For now, US duties on Chinese products are set at 30 percent while China's tariffs on the US have dropped to 10 percent.
What will happen next?
This week's talks may pave the way for a potential meeting between Donald Trump and Chinese President Xi Jinping later in the year, although on Tuesday, Trump denied going out of his way to seek one.
For Thomas Sampson, a professor of economics at the London School of Economics, a face-to-face meeting has 'the potential to be significant'. Equally though, it could be 'a grip-and-grin style summit, where nothing substantive is discussed', he told Al Jazeera.
Sampson added that US-China negotiations are more complex than those with other Asian countries, owing to China's grip on rare earth minerals, in addition to the fact that China 'has long been a target of Trump's'.
For now, Sampson said he believes that the 'mood around the [Sweden] talks seems more positive than earlier this year. Both sides, it seems, have stepped back from the brink'. His expectation is for a 'more restrained trade war' than before, if one is to resume.
On Friday, White House press secretary Karoline Leavitt said trade talks with China were 'moving in the right direction' and that Washington remains in 'direct communication' with Beijing.
What other trade deals has Trump concluded in recent weeks?

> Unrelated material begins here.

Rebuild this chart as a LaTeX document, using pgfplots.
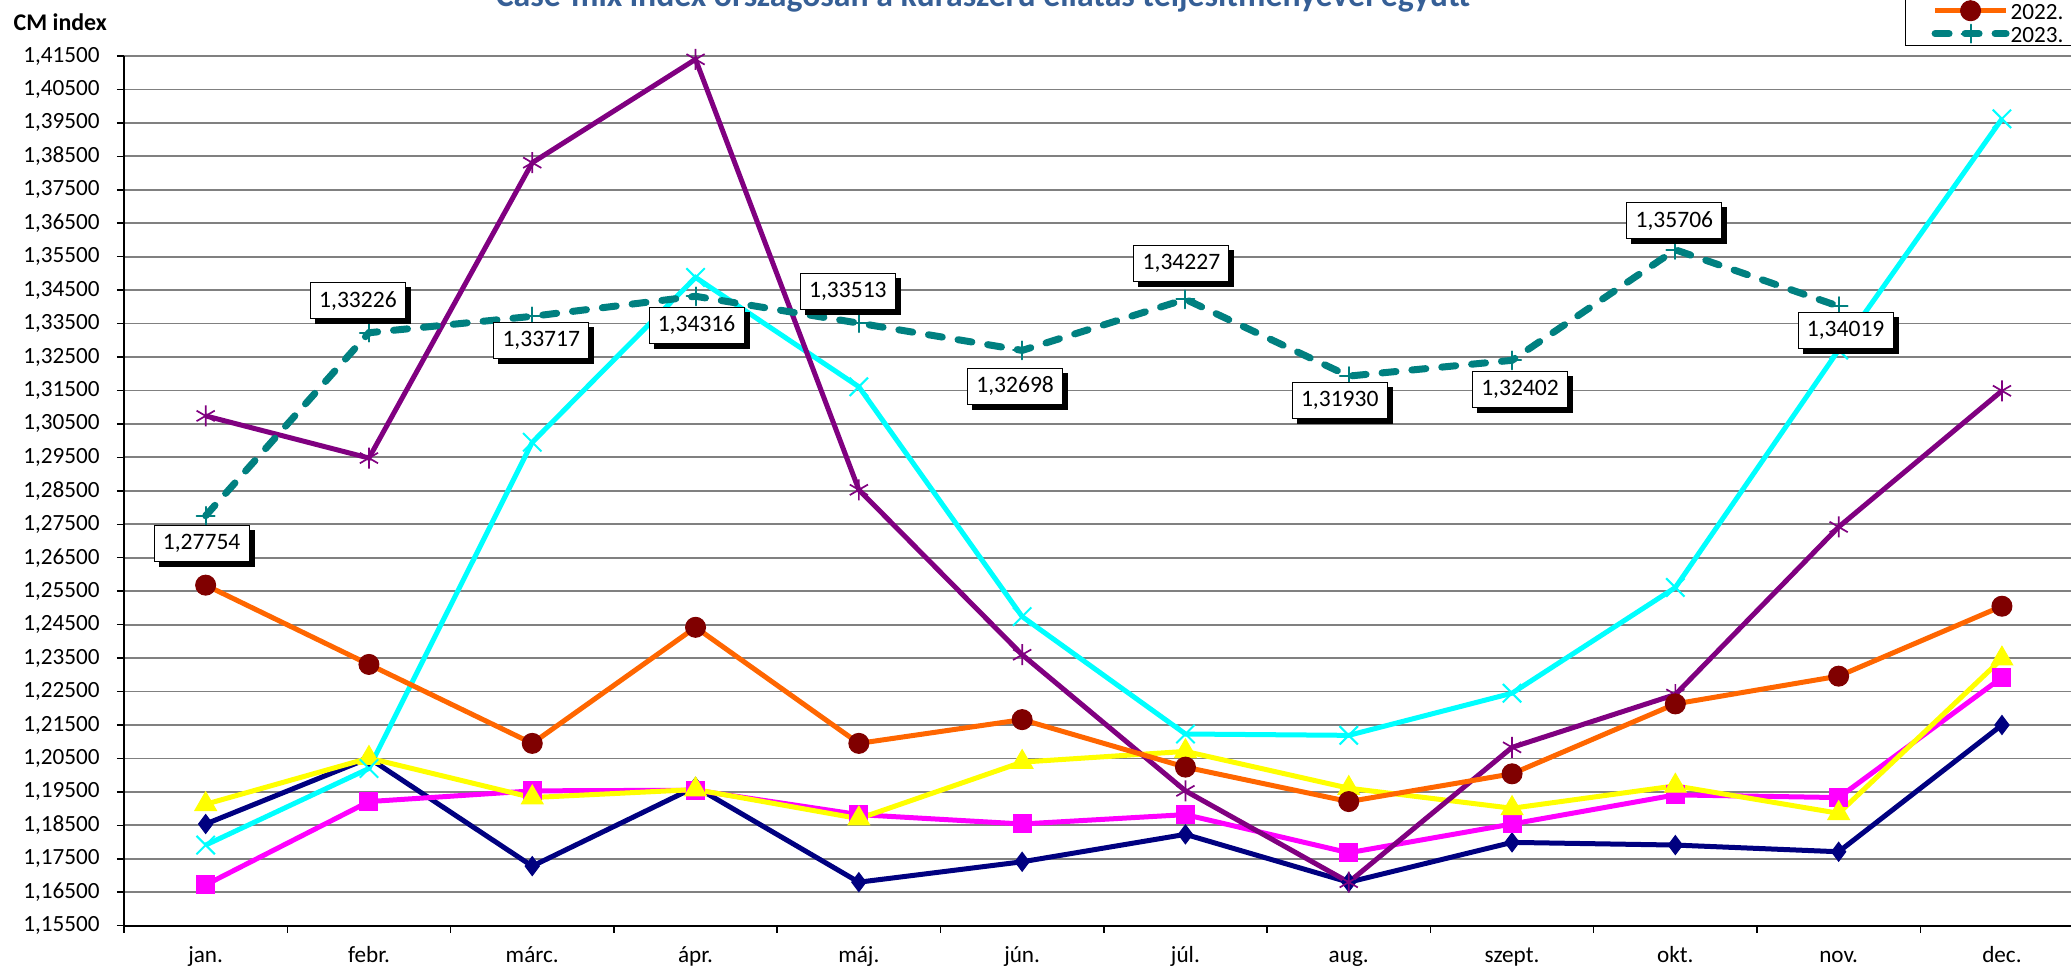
\documentclass[border=0pt]{standalone}
\usepackage{pgfplots}
\pgfplotsset{compat=1.18}
\usepackage{pgfplotstable}
\usepackage{fontspec}
\setmainfont{Carlito}
\usetikzlibrary{shadows}

\definecolor{c17}{HTML}{000080}
\definecolor{c18}{HTML}{FF00FF}
\definecolor{c19}{HTML}{FFFF00}
\definecolor{c20}{HTML}{00FFFF}
\definecolor{c21}{HTML}{800080}
\definecolor{c22}{HTML}{FF6600}
\definecolor{c22m}{HTML}{800000}
\definecolor{c23}{HTML}{008080}
\definecolor{titleblue}{HTML}{365F96}

\pgfplotstableread{
x y
0 1.1854
1 1.2051
2 1.1728
3 1.1965
4 1.1680
5 1.1741
6 1.1823
7 1.1680
8 1.1799
9 1.1791
10 1.1771
11 1.2150
}\dA
\pgfplotstableread{
x y
0 1.1672
1 1.1921
2 1.1953
3 1.1955
4 1.1882
5 1.1854
6 1.1882
7 1.1768
8 1.1854
9 1.1941
10 1.1933
11 1.2292
}\dB
\pgfplotstableread{
x y
0 1.1913
1 1.2051
2 1.1933
3 1.1957
4 1.1870
5 1.2039
6 1.2071
7 1.1961
8 1.1901
9 1.1968
10 1.1886
11 1.2348
}\dC
\pgfplotstableread{
x y
0 1.1791
1 1.2020
2 1.2995
3 1.3488
4 1.3161
5 1.2474
6 1.2123
7 1.2119
8 1.2245
9 1.2561
10 1.3271
11 1.3962
}\dD
\pgfplotstableread{
x y
0 1.3074
1 1.2948
2 1.3831
3 1.4140
4 1.2853
5 1.2360
6 1.1953
7 1.1680
8 1.2083
9 1.2241
10 1.2742
11 1.3149
}\dE
\pgfplotstableread{
x y
0 1.2568
1 1.2331
2 1.2095
3 1.2442
4 1.2095
5 1.2166
6 1.2024
7 1.1921
8 1.2004
9 1.2213
10 1.2296
11 1.2505
}\dF
\pgfplotstableread{
x y dx dy lab
0 1.27754 -4 -28 1,27754
1 1.33226 -11 32 1,33226
2 1.33717 9 -24 1,33717
3 1.34316 1 -29 1,34316
4 1.33513 -11 32 1,33513
5 1.32698 -7 -36 1,32698
6 1.34227 -4 36 1,34227
7 1.31930 -9 -24 1,31930
8 1.32402 8 -29 1,32402
9 1.35706 -1 29 1,35706
10 1.34019 7 -24 1,34019
}\dG

\begin{document}
\begin{tikzpicture}
\path[use as bounding box] (0,0) rectangle (20.71,9.71);
\clip (0,0) rectangle (20.71,9.71);
\node[anchor=base, font=\bfseries\fontsize{9.6}{11}\selectfont, text=titleblue, inner sep=0pt] at (9.83,9.64) {Case-mix index országosan a kúraszerű ellátás teljesítményével együtt};
\node[anchor=base west, font=\bfseries\fontsize{6.8}{8}\selectfont, inner sep=0pt] at (0.13,9.40) {CM index};
\begin{axis}[
  at={(1.24cm,0.453cm)}, anchor=south west,
  scale only axis, width=19.596cm, height=8.697cm,
  xmin=-0.5, xmax=11.5, ymin=1.155, ymax=1.415,
  axis x line*=bottom, axis y line*=left,
  axis line style={line width=0.02cm, black},
  xtick={-0.5,0.5,1.5,2.5,3.5,4.5,5.5,6.5,7.5,8.5,9.5,10.5,11.5},
  x tick label as interval,
  xticklabels={jan.,febr.,márc.,ápr.,máj.,jún.,júl.,aug.,szept.,okt.,nov.,dec.},
  ytick={1.155,1.165,1.175,1.185,1.195,1.205,1.215,1.225,1.235,1.245,1.255,1.265,1.275,1.285,1.295,1.305,1.315,1.325,1.335,1.345,1.355,1.365,1.375,1.385,1.395,1.405,1.415},
  tick align=outside, major tick length=0.07cm,
  tick style={line width=0.015cm, black},
  ymajorgrids, grid style={line width=0.018cm, gray},
  /pgf/number format/assume math mode=true,
  yticklabel style={/pgf/number format/fixed, /pgf/number format/fixed zerofill, /pgf/number format/precision=5, /pgf/number format/use comma, anchor=east, xshift=-0.05cm},
  tick label style={font=\fontsize{6.6}{7.8}\selectfont},
  xticklabel style={anchor=base, yshift=-0.30cm},
  clip=false,
  legend style={at={(axis description cs:0.9089,1.0118)}, anchor=south west,
    draw=black, line width=0.01cm, fill=white, inner xsep=0.26cm, inner ysep=0pt,
    font=\fontsize{6.6}{7.8}\selectfont, row sep=0pt,
    nodes={inner sep=0.01cm, text height=0.19cm, text depth=0.02cm}},
  legend cell align=left,
  legend image code/.code={\draw[mark repeat=2,mark phase=2,#1] plot coordinates {(0cm,0cm) (0.355cm,0cm) (0.71cm,0cm)};},
]
\addplot[forget plot, color=c17, line width=0.05cm, mark=diamond*, mark size=0.095cm, mark options={solid, fill=c17, line width=0.01cm}] table[x=x,y=y]{\dA};
\addplot[forget plot, color=c18, line width=0.05cm, mark=square*, mark size=0.09cm, mark options={solid, fill=c18, line width=0.01cm}] table[x=x,y=y]{\dB};
\addplot[forget plot, color=c19, line width=0.05cm, mark=triangle*, mark size=0.125cm, mark options={solid, fill=c19, line width=0.01cm}] table[x=x,y=y]{\dC};
\addplot[forget plot, color=c20, line width=0.05cm, mark=x, mark size=0.13cm, mark options={solid, line width=0.02cm}] table[x=x,y=y]{\dD};
\addplot[forget plot, color=c21, line width=0.05cm, mark=asterisk, mark size=0.105cm, mark options={solid, line width=0.017cm}] table[x=x,y=y]{\dE};
\addplot[color=c22, line width=0.05cm, mark=*, mark size=0.1cm, mark options={solid, fill=c22m, draw=c22m, line width=0.01cm}] table[x=x,y=y]{\dF};
\addlegendentry{2022.}
\addplot[color=c23, line width=0.07cm, line cap=round, dash pattern=on 0.14cm off 0.16cm, mark=+, mark size=0.09cm, mark options={solid, line width=0.02cm},
  point meta=explicit symbolic,
  visualization depends on={\thisrow{dx} \as \dx},
  visualization depends on={\thisrow{dy} \as \dy},
  nodes near coords={\pgfplotspointmeta},
  every node near coord/.style={anchor=center, xshift=\dx*0.01cm, yshift=\dy*0.01cm, draw=black, line width=0.01cm, fill=white, text=black, solid, minimum width=0.95cm, minimum height=0.36cm, inner sep=0pt, font=\fontsize{6.7}{7.8}\selectfont, drop shadow={shadow xshift=0.05cm, shadow yshift=-0.05cm, opacity=1, fill=black}},
] table[x=x,y=y,meta=lab]{\dG};
\addlegendentry{2023.}
\end{axis}
\end{tikzpicture}
\end{document}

On top of Trump's Thursday tariff blitz, the latest US-China talks come after Washington struck deals with both the EU and Japan last week.
Last Sunday, Trump and European Commission President Ursula von der Leyen announced a trade agreement, ending a months-long standoff between two economic giants.
The EU accepted a 15 percent tariff on most of its exports, while the bloc's average tariff rate on US goods will drop below 1 percent once the deal goes into effect.
Brussels also said it would purchase $750bn in American energy products and invest $600bn more into the US, on top of existing commercial agreements.
France's Prime Minister Francois Bayrou said the EU had capitulated to Trump's trade threats, labelling the deal struck on Sunday as a 'dark day' for the EU.
Elsewhere, the US has also struck tariff deals with South Korea, Indonesia, Vietnam and the Philippines.